Young children leave their homes on bicycles to explore a world where adventures await. Unfortunately, so does danger. Young children are especially at risk in traffic situations because:
- They expect others to look for them
- They do not understand complicated traffic situations
- They overestimate their knowledge and physical strength
- They focus on one thought at a time
- They assume that if they see a car, the driver can see them
- They think that cars can stop instantly
- They have difficulty estimating the speed a car is travelling
- They have a field vision one third narrower than adults have
- They have difficulty determining the direction of sounds
As children grow older they begin to ride on busier streets where cycling demands greater skills to avoid collisions. If children develop safe cycling skills and learn to follow the rules-of-the-road, many collisions can be avoided. Some accidents, however, happen through no fault of the cyclist, and that is why children must be taught to ride defensively and to wear bicycle helmets.

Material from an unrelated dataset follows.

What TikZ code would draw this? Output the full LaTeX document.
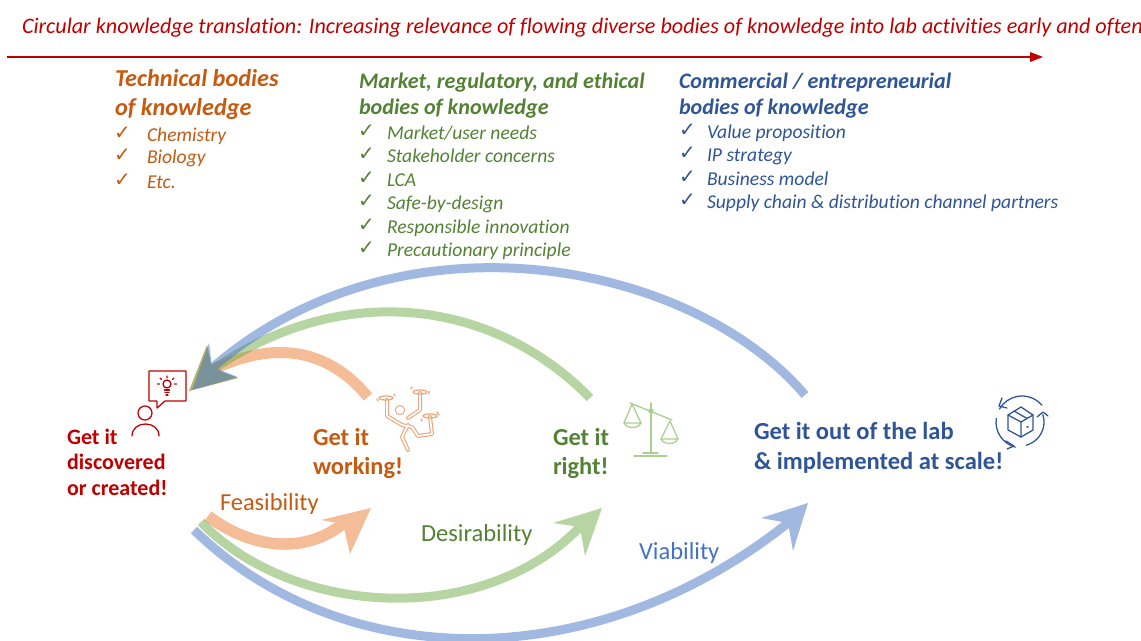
\documentclass[tikz,border=0pt]{standalone}
\usepackage{fontspec}
\setmainfont[Ligatures=NoCommon]{Carlito}
\newfontfamily\chk{DejaVu Sans}
\definecolor{cred}{HTML}{C00000}
\definecolor{corange}{HTML}{C55A11}
\definecolor{cgreen}{HTML}{548235}
\definecolor{cblue}{HTML}{2F5597}
\definecolor{cvia}{HTML}{4472C4}
\definecolor{aorange}{HTML}{ED7D31}
\definecolor{agreen}{HTML}{70AD47}
\definecolor{ablue}{HTML}{4472C4}
\definecolor{iorange}{HTML}{EDA77C}
\definecolor{igreen}{HTML}{A9D18E}
\newcommand{\fs}[1]{\fontsize{#1}{#1}\selectfont}
\newcommand{\limbs}{(387,400) -- (387,416) -- (402,425) -- (412,427) -- (418,436) -- (432,434) -- (430,417) (408,418) -- (420,410) -- (420,393) (408,425) -- (402,437) -- (408,450)}
\tikzset{
 x=0.75pt,y=-0.75pt,
 txt/.style={anchor=base west,inner sep=0pt,outer sep=0pt,yshift=-0.75pt},
 title/.style={txt,cred,font=\fs{16.6}\itshape},
 headO/.style={txt,corange,font=\fs{18.2}\bfseries\itshape},
 headG/.style={txt,cgreen,font=\fs{16.6}\bfseries\itshape},
 headB/.style={txt,cblue,font=\fs{16.6}\bfseries\itshape},
 itemO/.style={txt,corange,font=\fs{14.7}\itshape},
 itemG/.style={txt,cgreen,font=\fs{14.7}\itshape},
 itemB/.style={txt,cblue,font=\fs{14.7}\itshape},
 chkO/.style={txt,corange,font=\fs{15}\chk},
 chkG/.style={txt,cgreen,font=\fs{15}\chk},
 chkB/.style={txt,cblue,font=\fs{15}\chk},
 goalR/.style={txt,cred,font=\fs{16.5}\bfseries},
 goalO/.style={txt,corange,font=\fs{18.3}\bfseries},
 goalG/.style={txt,cgreen,font=\fs{18.3}\bfseries},
 goalB/.style={txt,cblue,font=\fs{18.4}\bfseries},
 dimO/.style={txt,corange,font=\fs{18.3}},
 dimG/.style={txt,cgreen,font=\fs{18.4}},
 dimB/.style={txt,cvia,font=\fs{18.4}},
 band/.style={line width=#1*0.75pt,line join=round},
 icon/.style={line width=0.95pt,line cap=round,line join=round},
}
\begin{document}
\begin{tikzpicture}
\useasboundingbox (0,0) rectangle (1141,641);
\fill[white] (0,0) rectangle (1141,641);
% title
\node[title] (title) at (22,33) {Circular knowledge translation: Increasing relevance of flowing diverse bodies of knowledge into lab activities early and often};
\coordinate (ruleA) at (7,57);
\coordinate (ruleB) at (1043,57);
\draw[cred,line width=1.6pt] (ruleA) -- (1033,57);
\fill[cred] (ruleB) -- (1030,52) -- (1030,62) -- cycle;
% technical
\node[headO] (t1) at (115,86) {Technical bodies};
\node[headO] (t2) at (115,115) {of knowledge};
\foreach \n/\y/\s in {a/141/Chemistry,b/163/Biology,c/188/Etc.}{
 \node[chkO] (tc\n) at (114,\y-2) {✓};
 \node[itemO] (ti\n) at (147,\y) {\s};
}
% market
\node[headG] (m1) at (359,88) {Market, regulatory, and ethical};
\node[headG] (m2) at (359,114) {bodies of knowledge};
\foreach \n/\y/\s in {a/139/{Market/user needs},b/162/Stakeholder concerns,c/186/LCA,d/209/Safe-by-design,e/233/Responsible innovation,f/256/Precautionary principle}{
 \node[chkG] (mc\n) at (358,\y-2) {✓};
 \node[itemG] (mi\n) at (387,\y) {\s};
}
% commercial
\node[headB] (c1) at (679,88) {Commercial / entrepreneurial};
\node[headB] (c2) at (679,114) {bodies of knowledge};
\foreach \n/\y/\s in {a/138/Value proposition,b/161/IP strategy,c/185/Business model,d/208/Supply chain \& distribution channel partners}{
 \node[chkB] (cc\n) at (679,\y-2) {✓};
 \node[itemB] (ci\n) at (707,\y) {\s};
}
% upper return arrows
\begin{scope}[transparency group,opacity=.5]
 \draw[aorange,band=11] (368,397) .. controls (335,357) and (285,335) .. (212,370);
 \fill[aorange] (189,391) -- (207,345) -- (212,368) -- (238,378) -- cycle;
\end{scope}
\begin{scope}[transparency group,opacity=.5]
 \draw[agreen,band=9] (590,398) .. controls (500,305) and (350,275) .. (212,370);
 \fill[agreen] (189,391) -- (207,345) -- (212,368) -- (238,378) -- cycle;
\end{scope}
\begin{scope}[transparency group,opacity=.5]
 \draw[ablue,band=9] (805,395) .. controls (690,260) and (400,205) .. (212,368);
 \fill[ablue] (192,390) -- (209,343) -- (212,367) -- (238,377) -- cycle;
\end{scope}
% lower forward arrows
\begin{scope}[transparency group,opacity=.5]
 \draw[aorange,band=11.5] (208,516) .. controls (250,548) and (305,556) .. (345,522);
 \fill[aorange] (371,508) -- (321,520) -- (343,524) -- (350,554) -- cycle;
\end{scope}
\begin{scope}[transparency group,opacity=.5]
 \draw[agreen,band=9] (201,522) .. controls (290,615) and (480,630) .. (580,527);
 \fill[agreen] (602,508) -- (553,523) -- (580,527) -- (585,556) -- cycle;
\end{scope}
\begin{scope}[transparency group,opacity=.5]
 \draw[ablue,band=9] (194,530) .. controls (340,672) and (590,680) .. (788,523);
 \fill[ablue] (808,503) -- (761,518) -- (788,523) -- (793,551) -- cycle;
\end{scope}
% goals
\node[goalR] (g1) at (67,443) {Get it};
\node[goalR] (g2) at (67,468) {discovered};
\node[goalR] (g3) at (67,494) {or created!};
\node[goalO] (w1) at (313,444) {Get it};
\node[goalO] (w2) at (313,473) {working!};
\node[goalG] (r1) at (553,444) {Get it};
\node[goalG] (r2) at (553,473) {right!};
\node[goalB] (l1) at (754,438) {Get it out of the lab};
\node[goalB] (l2) at (754,468) {\& implemented at scale!};
\node[dimO] (d1) at (220,509) {Feasibility};
\node[dimG] (d2) at (421,540) {Desirability};
\node[dimB] (d3) at (639,558) {Viability};
% person with idea
\begin{scope}[cred,icon]
 \draw (157,401) -- (149,401) -- (149,371) -- (186,371) -- (186,401) -- (165,401) -- (157,408) -- cycle;
 \draw (145,413) circle[radius=7];
 \draw (132,436) .. controls (132,420) and (159,420) .. (159,436);
 \draw (167,384) circle[radius=4];
 \draw (164.5,390) -- (169.5,390) (165,392.5) -- (169,392.5) (166,395) -- (168,395);
 \draw (167,376) -- (167,378) (160,378) -- (161.5,379.5) (174,378) -- (172.5,379.5) (157.5,384) -- (159.5,384) (176.5,384) -- (174.5,384);
\end{scope}
% drone figure
\begin{scope}[icon]
 \draw[iorange,line width=3pt] \limbs;
 \draw[white,line width=1.3pt] \limbs;
 \draw[iorange] (400,410) circle[radius=4.5];
 \fill[white] (400,410) circle[radius=4];
 \draw[iorange] (386,398) ellipse[x radius=7,y radius=2];
 \draw[iorange] (420,392) ellipse[x radius=7,y radius=2];
 \draw[iorange] (430,416) ellipse[x radius=7,y radius=2];
 \draw[iorange] (377,399) -- (378,401) (395,396) -- (394,394) (411,389) -- (412,387) (429,391) -- (429,394) (437,412) -- (439,415) (421,419) -- (422,421);
\end{scope}
% scales
\begin{scope}[igreen,icon]
 \draw (651,403) -- (651,454);
 \draw (630,403) -- (672,420);
 \draw (651,411) circle[radius=2];
 \draw (624,423) -- (632,404) -- (641,423);
 \draw (624,423) -- (641,423) .. controls (638,429) and (627,429) .. (624,423);
 \draw (661,439) -- (670,421) -- (678,439);
 \draw (661,439) -- (678,439) .. controls (675,445) and (664,445) .. (661,439);
 \draw (634,456) -- (667,456) (643,453) -- (658,453);
\end{scope}
% box with cycle
\begin{scope}[cblue,icon]
 \draw (1021,407) -- (1033,415) -- (1033,430) -- (1021,437) -- (1008,430) -- (1008,415) -- cycle;
 \draw (1008,415) -- (1021,422) -- (1033,415) (1021,422) -- (1021,437);
 \draw (1014,411) -- (1027,418.5);
 \draw (1027,427) -- (1028,427);
 \draw (1022,422) ++(-40:26) arc[start angle=-40,end angle=-150,radius=26];
 \draw (1022,422) ++(-172:26) arc[start angle=-172,end angle=-255,radius=26];
 \draw (1020,422) ++(75:24) arc[start angle=75,end angle=-18,radius=24];
 \draw (1002,398) -- (999,406) -- (1007,408);
 \draw (1006,441) -- (1014,446) -- (1007,449);
 \draw (1037,417) -- (1043,412) -- (1048,416);
\end{scope}
\end{tikzpicture}
\end{document}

- 85 % of all head or brain injuries could be avoided if cyclists wore bicycle helmets
- 85% of all bicycle accidents occur within five blocks of home
- 47% of all bicycle accidents occur off the road, in driveways and on sidewalks
- 90% of all accidental deaths to children on bicycles occur when they dart into traffic from a driveway or when they cycle through a stop sign
Traffic laws tell children what rules they must obey when cycling. Traffic laws alone, however, cannot protect them. To be safe they must develop cycling skills and good judgement.